Start of DATASET EXTRACT
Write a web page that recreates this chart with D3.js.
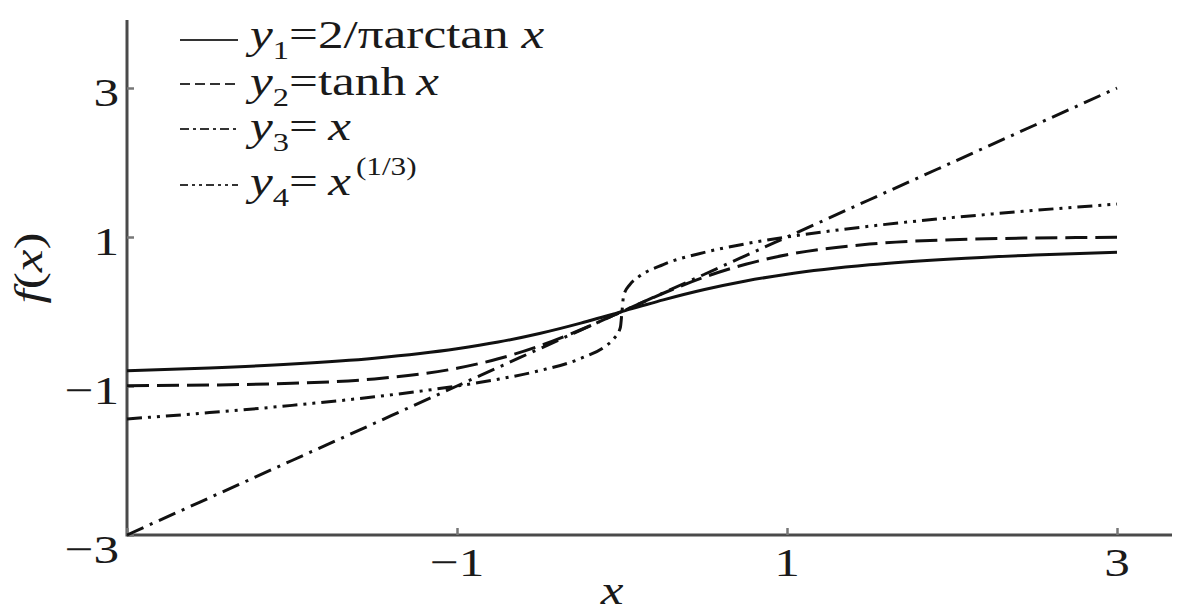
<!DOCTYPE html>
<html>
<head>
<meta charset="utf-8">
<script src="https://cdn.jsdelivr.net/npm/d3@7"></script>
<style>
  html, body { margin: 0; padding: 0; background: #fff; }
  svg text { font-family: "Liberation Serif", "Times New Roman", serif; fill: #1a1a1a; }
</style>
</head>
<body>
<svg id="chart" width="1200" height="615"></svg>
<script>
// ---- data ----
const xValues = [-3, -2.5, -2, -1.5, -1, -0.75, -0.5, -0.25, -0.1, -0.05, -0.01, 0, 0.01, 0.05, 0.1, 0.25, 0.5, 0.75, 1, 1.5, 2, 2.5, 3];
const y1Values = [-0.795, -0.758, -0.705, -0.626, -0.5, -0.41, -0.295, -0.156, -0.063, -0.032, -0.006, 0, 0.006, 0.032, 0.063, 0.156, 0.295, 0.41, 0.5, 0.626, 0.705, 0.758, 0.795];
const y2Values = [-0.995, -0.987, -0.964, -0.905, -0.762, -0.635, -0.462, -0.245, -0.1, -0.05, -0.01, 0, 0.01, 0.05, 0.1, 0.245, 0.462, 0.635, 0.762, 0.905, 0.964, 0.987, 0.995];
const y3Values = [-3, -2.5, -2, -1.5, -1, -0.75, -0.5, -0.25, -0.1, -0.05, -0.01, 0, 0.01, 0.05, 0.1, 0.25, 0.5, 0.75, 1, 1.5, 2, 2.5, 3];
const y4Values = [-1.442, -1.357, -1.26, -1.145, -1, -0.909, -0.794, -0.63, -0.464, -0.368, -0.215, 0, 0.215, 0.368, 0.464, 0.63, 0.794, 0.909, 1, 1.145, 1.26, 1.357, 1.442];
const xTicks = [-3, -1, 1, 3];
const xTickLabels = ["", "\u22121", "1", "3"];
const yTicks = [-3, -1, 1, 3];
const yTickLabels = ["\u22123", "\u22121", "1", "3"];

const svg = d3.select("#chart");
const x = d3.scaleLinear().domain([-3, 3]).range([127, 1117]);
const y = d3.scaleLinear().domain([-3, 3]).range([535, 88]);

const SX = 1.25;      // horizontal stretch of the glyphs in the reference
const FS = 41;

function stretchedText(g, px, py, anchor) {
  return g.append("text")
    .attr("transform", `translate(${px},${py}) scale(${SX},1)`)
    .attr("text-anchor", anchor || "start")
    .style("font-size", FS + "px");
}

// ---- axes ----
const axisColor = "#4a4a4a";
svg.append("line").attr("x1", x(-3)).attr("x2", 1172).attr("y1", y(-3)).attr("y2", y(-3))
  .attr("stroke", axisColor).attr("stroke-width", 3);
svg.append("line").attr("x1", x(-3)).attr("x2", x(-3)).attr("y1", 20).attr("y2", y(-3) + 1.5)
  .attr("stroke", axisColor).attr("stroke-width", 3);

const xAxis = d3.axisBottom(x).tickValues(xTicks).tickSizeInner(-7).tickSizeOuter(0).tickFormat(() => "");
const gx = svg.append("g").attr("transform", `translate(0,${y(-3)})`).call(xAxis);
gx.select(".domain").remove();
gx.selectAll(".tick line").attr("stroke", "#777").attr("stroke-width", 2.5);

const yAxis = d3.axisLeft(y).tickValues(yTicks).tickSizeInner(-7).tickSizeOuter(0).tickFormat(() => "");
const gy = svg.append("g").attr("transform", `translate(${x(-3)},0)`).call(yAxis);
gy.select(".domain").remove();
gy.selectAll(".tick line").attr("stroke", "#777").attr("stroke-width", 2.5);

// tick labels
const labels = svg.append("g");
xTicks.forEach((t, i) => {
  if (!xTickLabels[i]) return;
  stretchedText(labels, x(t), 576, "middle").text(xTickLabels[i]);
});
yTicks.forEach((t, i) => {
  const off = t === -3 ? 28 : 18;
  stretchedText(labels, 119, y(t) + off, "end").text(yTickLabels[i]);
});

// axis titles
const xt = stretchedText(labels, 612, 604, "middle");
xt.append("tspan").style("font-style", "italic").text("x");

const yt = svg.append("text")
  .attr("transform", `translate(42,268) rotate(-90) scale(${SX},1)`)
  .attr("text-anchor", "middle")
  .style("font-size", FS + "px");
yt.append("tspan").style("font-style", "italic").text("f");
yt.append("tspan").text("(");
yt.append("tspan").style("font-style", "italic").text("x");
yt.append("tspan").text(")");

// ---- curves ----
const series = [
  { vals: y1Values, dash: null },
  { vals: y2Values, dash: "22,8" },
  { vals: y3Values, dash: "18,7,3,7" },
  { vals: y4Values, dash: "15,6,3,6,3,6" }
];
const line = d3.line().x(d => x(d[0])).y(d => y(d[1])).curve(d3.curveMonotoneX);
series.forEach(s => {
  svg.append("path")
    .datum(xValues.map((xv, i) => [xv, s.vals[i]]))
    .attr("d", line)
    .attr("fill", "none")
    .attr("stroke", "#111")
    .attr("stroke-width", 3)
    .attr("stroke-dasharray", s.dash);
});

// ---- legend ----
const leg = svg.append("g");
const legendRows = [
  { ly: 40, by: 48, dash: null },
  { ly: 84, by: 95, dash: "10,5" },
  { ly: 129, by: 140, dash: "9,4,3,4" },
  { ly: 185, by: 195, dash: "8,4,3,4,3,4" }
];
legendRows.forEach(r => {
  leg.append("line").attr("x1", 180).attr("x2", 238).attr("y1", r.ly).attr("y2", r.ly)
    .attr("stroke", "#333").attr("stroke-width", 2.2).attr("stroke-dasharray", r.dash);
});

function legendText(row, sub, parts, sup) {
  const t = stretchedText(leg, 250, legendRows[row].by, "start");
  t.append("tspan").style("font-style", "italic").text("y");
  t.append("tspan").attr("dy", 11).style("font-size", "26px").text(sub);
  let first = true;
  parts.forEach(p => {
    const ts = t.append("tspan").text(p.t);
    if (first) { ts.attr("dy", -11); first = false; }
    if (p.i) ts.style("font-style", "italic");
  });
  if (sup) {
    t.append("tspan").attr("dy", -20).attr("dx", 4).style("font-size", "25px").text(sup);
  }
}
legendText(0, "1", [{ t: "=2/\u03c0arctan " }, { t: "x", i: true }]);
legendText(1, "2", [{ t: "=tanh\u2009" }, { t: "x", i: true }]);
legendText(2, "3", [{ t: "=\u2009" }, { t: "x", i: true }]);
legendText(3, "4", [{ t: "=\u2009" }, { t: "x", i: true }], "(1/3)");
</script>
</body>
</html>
End of DATASET EXTRACT
WORK INSTRUCTIONS: Leave the images out and output the remaining material exactly as it stands.

COMPLETE ANSWER:
Write a web page that recreates this chart with D3.js.
<!DOCTYPE html>
<html>
<head>
<meta charset="utf-8">
<script src="https://cdn.jsdelivr.net/npm/d3@7"></script>
<style>
  html, body { margin: 0; padding: 0; background: #fff; }
  svg text { font-family: "Liberation Serif", "Times New Roman", serif; fill: #1a1a1a; }
</style>
</head>
<body>
<svg id="chart" width="1200" height="615"></svg>
<script>
// ---- data ----
const xValues = [-3, -2.5, -2, -1.5, -1, -0.75, -0.5, -0.25, -0.1, -0.05, -0.01, 0, 0.01, 0.05, 0.1, 0.25, 0.5, 0.75, 1, 1.5, 2, 2.5, 3];
const y1Values = [-0.795, -0.758, -0.705, -0.626, -0.5, -0.41, -0.295, -0.156, -0.063, -0.032, -0.006, 0, 0.006, 0.032, 0.063, 0.156, 0.295, 0.41, 0.5, 0.626, 0.705, 0.758, 0.795];
const y2Values = [-0.995, -0.987, -0.964, -0.905, -0.762, -0.635, -0.462, -0.245, -0.1, -0.05, -0.01, 0, 0.01, 0.05, 0.1, 0.245, 0.462, 0.635, 0.762, 0.905, 0.964, 0.987, 0.995];
const y3Values = [-3, -2.5, -2, -1.5, -1, -0.75, -0.5, -0.25, -0.1, -0.05, -0.01, 0, 0.01, 0.05, 0.1, 0.25, 0.5, 0.75, 1, 1.5, 2, 2.5, 3];
const y4Values = [-1.442, -1.357, -1.26, -1.145, -1, -0.909, -0.794, -0.63, -0.464, -0.368, -0.215, 0, 0.215, 0.368, 0.464, 0.63, 0.794, 0.909, 1, 1.145, 1.26, 1.357, 1.442];
const xTicks = [-3, -1, 1, 3];
const xTickLabels = ["", "\u22121", "1", "3"];
const yTicks = [-3, -1, 1, 3];
const yTickLabels = ["\u22123", "\u22121", "1", "3"];

const svg = d3.select("#chart");
const x = d3.scaleLinear().domain([-3, 3]).range([127, 1117]);
const y = d3.scaleLinear().domain([-3, 3]).range([535, 88]);

const SX = 1.25;      // horizontal stretch of the glyphs in the reference
const FS = 41;

function stretchedText(g, px, py, anchor) {
  return g.append("text")
    .attr("transform", `translate(${px},${py}) scale(${SX},1)`)
    .attr("text-anchor", anchor || "start")
    .style("font-size", FS + "px");
}

// ---- axes ----
const axisColor = "#4a4a4a";
svg.append("line").attr("x1", x(-3)).attr("x2", 1172).attr("y1", y(-3)).attr("y2", y(-3))
  .attr("stroke", axisColor).attr("stroke-width", 3);
svg.append("line").attr("x1", x(-3)).attr("x2", x(-3)).attr("y1", 20).attr("y2", y(-3) + 1.5)
  .attr("stroke", axisColor).attr("stroke-width", 3);

const xAxis = d3.axisBottom(x).tickValues(xTicks).tickSizeInner(-7).tickSizeOuter(0).tickFormat(() => "");
const gx = svg.append("g").attr("transform", `translate(0,${y(-3)})`).call(xAxis);
gx.select(".domain").remove();
gx.selectAll(".tick line").attr("stroke", "#777").attr("stroke-width", 2.5);

const yAxis = d3.axisLeft(y).tickValues(yTicks).tickSizeInner(-7).tickSizeOuter(0).tickFormat(() => "");
const gy = svg.append("g").attr("transform", `translate(${x(-3)},0)`).call(yAxis);
gy.select(".domain").remove();
gy.selectAll(".tick line").attr("stroke", "#777").attr("stroke-width", 2.5);

// tick labels
const labels = svg.append("g");
xTicks.forEach((t, i) => {
  if (!xTickLabels[i]) return;
  stretchedText(labels, x(t), 576, "middle").text(xTickLabels[i]);
});
yTicks.forEach((t, i) => {
  const off = t === -3 ? 28 : 18;
  stretchedText(labels, 119, y(t) + off, "end").text(yTickLabels[i]);
});

// axis titles
const xt = stretchedText(labels, 612, 604, "middle");
xt.append("tspan").style("font-style", "italic").text("x");

const yt = svg.append("text")
  .attr("transform", `translate(42,268) rotate(-90) scale(${SX},1)`)
  .attr("text-anchor", "middle")
  .style("font-size", FS + "px");
yt.append("tspan").style("font-style", "italic").text("f");
yt.append("tspan").text("(");
yt.append("tspan").style("font-style", "italic").text("x");
yt.append("tspan").text(")");

// ---- curves ----
const series = [
  { vals: y1Values, dash: null },
  { vals: y2Values, dash: "22,8" },
  { vals: y3Values, dash: "18,7,3,7" },
  { vals: y4Values, dash: "15,6,3,6,3,6" }
];
const line = d3.line().x(d => x(d[0])).y(d => y(d[1])).curve(d3.curveMonotoneX);
series.forEach(s => {
  svg.append("path")
    .datum(xValues.map((xv, i) => [xv, s.vals[i]]))
    .attr("d", line)
    .attr("fill", "none")
    .attr("stroke", "#111")
    .attr("stroke-width", 3)
    .attr("stroke-dasharray", s.dash);
});

// ---- legend ----
const leg = svg.append("g");
const legendRows = [
  { ly: 40, by: 48, dash: null },
  { ly: 84, by: 95, dash: "10,5" },
  { ly: 129, by: 140, dash: "9,4,3,4" },
  { ly: 185, by: 195, dash: "8,4,3,4,3,4" }
];
legendRows.forEach(r => {
  leg.append("line").attr("x1", 180).attr("x2", 238).attr("y1", r.ly).attr("y2", r.ly)
    .attr("stroke", "#333").attr("stroke-width", 2.2).attr("stroke-dasharray", r.dash);
});

function legendText(row, sub, parts, sup) {
  const t = stretchedText(leg, 250, legendRows[row].by, "start");
  t.append("tspan").style("font-style", "italic").text("y");
  t.append("tspan").attr("dy", 11).style("font-size", "26px").text(sub);
  let first = true;
  parts.forEach(p => {
    const ts = t.append("tspan").text(p.t);
    if (first) { ts.attr("dy", -11); first = false; }
    if (p.i) ts.style("font-style", "italic");
  });
  if (sup) {
    t.append("tspan").attr("dy", -20).attr("dx", 4).style("font-size", "25px").text(sup);
  }
}
legendText(0, "1", [{ t: "=2/\u03c0arctan " }, { t: "x", i: true }]);
legendText(1, "2", [{ t: "=tanh\u2009" }, { t: "x", i: true }]);
legendText(2, "3", [{ t: "=\u2009" }, { t: "x", i: true }]);
legendText(3, "4", [{ t: "=\u2009" }, { t: "x", i: true }], "(1/3)");
</script>
</body>
</html>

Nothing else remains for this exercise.